The failure to admit unpleasant facts at the
time severely narrowed the options available
to the Cabinet in the first days of August
1914. And this failure could be attributed
to an unwillingness to acknowledge that, in
the face of new threats and without
assistance, Britain was no longer in a
position to safeguard her global interests —
it was impossible, as Fisher had realized in
1912, to be ‘strong everywhere’. Nowhere was
this more so than in the Mediterranean, once
the Austrians and Italians had commenced the
construction of dreadnoughts. After the
decision was reluctantly made, and the
British battleships were withdrawn from the
Mediterranean, it was open to the French to
contend that a deal had been struck. When
the final crisis arose, this specious
argument was used to devastating effect by
the French and accepted uncritically by the
Cabinet who had come to realize, if they did
not know already as a result of Grey’s
special pleading, that, since the Entente
had come into being, British and French
interests in fact coincided. France had
unwittingly become the key partner of the
Triple Entente. Russia needed French
capital; Britain, always wary of renewed
trouble on the Indian frontier and in
Persia, needed to keep the Russians as
content as possible with the current
strategic situation. France was the
linchpin. Realistically, and despite the
many pre-war invasion scares, Germany could
not threaten Britain; France was another
matter. The French had to be supported, even
though it went against the grain, by the
promise of an expeditionary force and by the
unstated, though implied, commitment to
safeguard the exposed Atlantic coasts. Naval
resources could only be stretched so far;
this was recognized by some in 1912 even if
others fought a desperate rearguard action
against the policy of concentration in the
North Sea. It was also at this time that
Balfour’s advice (amongst others) should
have been followed: the Entente should have
been converted into an alliance. Unwilling
to accept this solution, or face the
predictable outcry, the Cabinet gambled on
the Grey-Cambon letters keeping the Entente
afloat, hoping that the bluff would not be
called.
The gamble was on its way to being lost when
the Russians attempted to come to a similar
arrangement in the spring of 1914. If there
was reluctance to face realities in 1912,
the Russian approach was greeted with
dismay.

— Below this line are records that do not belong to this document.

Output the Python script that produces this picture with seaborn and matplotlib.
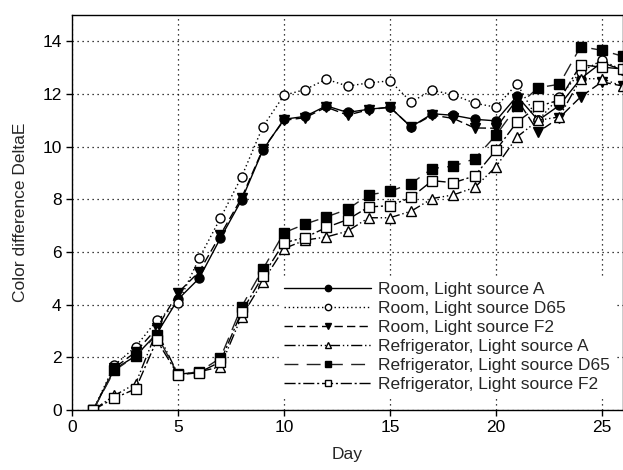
import matplotlib
matplotlib.use("Agg")
import matplotlib.pyplot as plt
import seaborn as sns
import pandas as pd

days = list(range(1, 27))

room_a = [0, 1.55, 2.05, 2.9, 4.2, 5.0, 6.52, 7.97, 9.86, 11.04, 11.15, 11.55, 11.3, 11.42, 11.5,
          10.75, 11.25, 11.19, 11.04, 10.98, 11.92, 11.0, 11.57, 12.58, 13.2, 12.9]
room_d65 = [0, 1.7, 2.4, 3.4, 4.05, 5.76, 7.28, 8.85, 10.75, 11.95, 12.17, 12.56, 12.3, 12.42, 12.5,
            11.7, 12.14, 11.97, 11.65, 11.5, 12.39, 11.0, 11.89, 12.84, 13.28, 12.9]
room_f2 = [0, 1.6, 2.2, 3.1, 4.45, 5.25, 6.65, 8.05, 9.9, 11.0, 11.1, 11.5, 11.2, 11.4, 11.5,
           10.75, 11.2, 11.07, 10.71, 10.7, 11.8, 10.56, 11.1, 11.89, 12.46, 12.3]
ref_a = [0, 0.55, 1.0, 3.0, 1.35, 1.45, 1.64, 3.55, 4.87, 6.13, 6.45, 6.57, 6.79, 7.3, 7.3,
         7.55, 8.03, 8.17, 8.45, 9.23, 10.37, 11.0, 11.13, 12.58, 12.58, 12.29]
ref_d65 = [0, 1.5, 2.05, 2.85, 1.35, 1.45, 1.97, 3.92, 5.34, 6.73, 7.06, 7.33, 7.62, 8.17, 8.3,
           8.6, 9.17, 9.26, 9.54, 10.43, 11.53, 12.24, 12.37, 13.8, 13.66, 13.43]
ref_f2 = [0, 0.45, 0.8, 2.65, 1.33, 1.42, 1.83, 3.72, 5.08, 6.35, 6.55, 6.93, 7.23, 7.71, 7.76,
          8.07, 8.71, 8.63, 8.89, 9.86, 10.94, 11.53, 11.77, 13.11, 13.02, 12.95]

labels = ["Room, Light source A", "Room, Light source D65", "Room, Light source F2",
          "Refrigerator, Light source A", "Refrigerator, Light source D65",
          "Refrigerator, Light source F2"]
series = [room_a, room_d65, room_f2, ref_a, ref_d65, ref_f2]

styles = [
    dict(linestyle="-", marker="o", mfc="black", color="black"),
    dict(linestyle=(0, (1, 2)), marker="o", mfc="white", color="black"),
    dict(linestyle=(0, (6, 3)), marker="v", mfc="black", color="black"),
    dict(linestyle=(0, (8, 2, 1, 2, 1, 2)), marker="^", mfc="white", color="black"),
    dict(linestyle=(0, (10, 6)), marker="s", mfc="black", color="#222222"),
    dict(linestyle=(0, (8, 2, 1.5, 2)), marker="s", mfc="white", color="black"),
]

sns.set_style("ticks")
plt.rcParams["font.family"] = ["Liberation Sans", "DejaVu Sans"]

FS = 12.5
fig = plt.figure(figsize=(6.23, 4.70), dpi=100)
ax = fig.add_axes([0.1156, 0.1277, 0.8844, 0.8404])

for lab, vals, st in zip(labels, series, styles):
    df = pd.DataFrame({"Day": days, "val": vals})
    sns.lineplot(data=df, x="Day", y="val", ax=ax, label=lab,
                 color=st["color"], linestyle=st["linestyle"], linewidth=1.0,
                 marker=st["marker"], markersize=6.5, markerfacecolor=st["mfc"],
                 markeredgecolor="black", markeredgewidth=1.0)

ax.set_xlim(0, 26)
ax.set_ylim(0, 15)
ax.set_xticks([0, 5, 10, 15, 20, 25])
ax.set_yticks([0, 2, 4, 6, 8, 10, 12, 14])
ax.grid(True, linestyle=(0, (1, 3)), color="black", linewidth=0.9)
ax.set_axisbelow(True)
ax.tick_params(axis="both", direction="out", length=4, width=1, labelsize=FS, colors="black")
for sp in ax.spines.values():
    sp.set_visible(True)
    sp.set_color("black")
    sp.set_linewidth(1.0)
ax.set_xlabel("Day", fontsize=FS, labelpad=8)
ax.set_ylabel("Color difference DeltaE", fontsize=FS, labelpad=10)

leg = ax.legend(loc="lower left", bbox_to_anchor=(0.36, 0.01), fontsize=FS,
                handlelength=5.0, handletextpad=0.4, labelspacing=0.22,
                markerscale=0.7, frameon=True, fancybox=False, borderpad=0.3)
leg.get_frame().set_facecolor("white")
leg.get_frame().set_edgecolor("white")
leg.get_frame().set_alpha(1.0)

fig.savefig("out.png", dpi=100)
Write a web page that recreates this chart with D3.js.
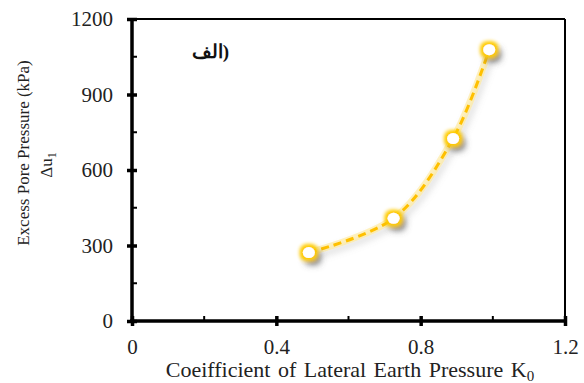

The problem of avoiding the pitfalls
created by the passing years and growing
intimacy would prove intractable.
Notwithstanding the difficulties, an
Anglo-French alliance, if agreed to in 1912,
would have allowed for full and unfettered
naval and military co-operation. By being
defensive in nature and peaceful in intent
such an alliance might not necessarily have
provoked Germany, but could have made
certain members of the Government in Berlin
think twice in July 1914 before irrevocable
steps were taken. The greatest difficulty
would concern the position of Russia; the
prospect of an Anglo-Russian alliance was
viewed by many with anathema. Perhaps the
solution was to be found in a series of
bilateral agreements, all defensive in
nature. Finally, only an Anglo-French
alliance would have provided the wherewithal
to aid in the defence of British interests
by freeing additional British forces,
particularly in the Mediterranean. Instead,
for Britain in August 1914 the Mediterranean
remained what it had been for a number of
years — and certainly since the advent of
the German naval challenge — a millstone.